Harare, Zimbabwe Intruders ransacked offices of the main opposition party and police detained foreign journalists Thursday in an ominous sign that President Robert Mugabe might turn to intimidation and violence in trying to stave off an electoral threat to his 28-year rule.
Earlier, Mugabe apparently launched his campaign for an expected run-off presidential ballot even before the official results of Saturday's election were announced, with state media portraying the opposition as divided and controlled by former colonial ruler Britain.
Five days after the vote, the Zimbabwe Electoral Commission still had not released results on the presidential election despite increasing international pressure, including from former U.N. chief Kofi Annan, who recently mediated an end to Kenya's postelection violence.

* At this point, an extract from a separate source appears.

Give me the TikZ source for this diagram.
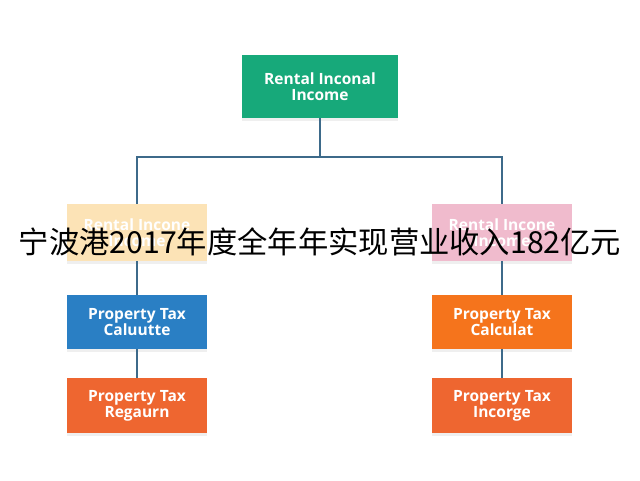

The opposition Movement for Democratic Change already asserted its leader, Morgan Tsvangirai, won the presidency outright, but said it was prepared to compete in any run-off.
The police raids came a day after official results showed Mugabe's party had lost control of parliament's 210-member lower house. The election commission was slow on the 60 elected seats in the Senate, releasing the first returns late Thursday that gave five seats each to the opposition and ruling party.
Tsvangirai tried on Thursday to reassure security chiefs who vowed a week ago not to serve anyone but Mugabe, according to a source close to the opposition leader. But an agreed meeting with seven generals was canceled when the officers said that they had been ordered not to attend and that they would be under surveillance, the source said.
The man, who requested anonymity because of the issue's sensitivity, gave The Associated Press a copy of a letter signed by Tsvangirai outlining "MDC guarantees to the uniformed forces of Zimbabwe." It was given to the generals earlier in the day, he said.
The letter promises generous retirement packages for those unwilling to serve an MDC government. It also promises not to take back farms given to officers under Mugabe's land reform program, except in cases in which an officer got several farms or if land was being neglected.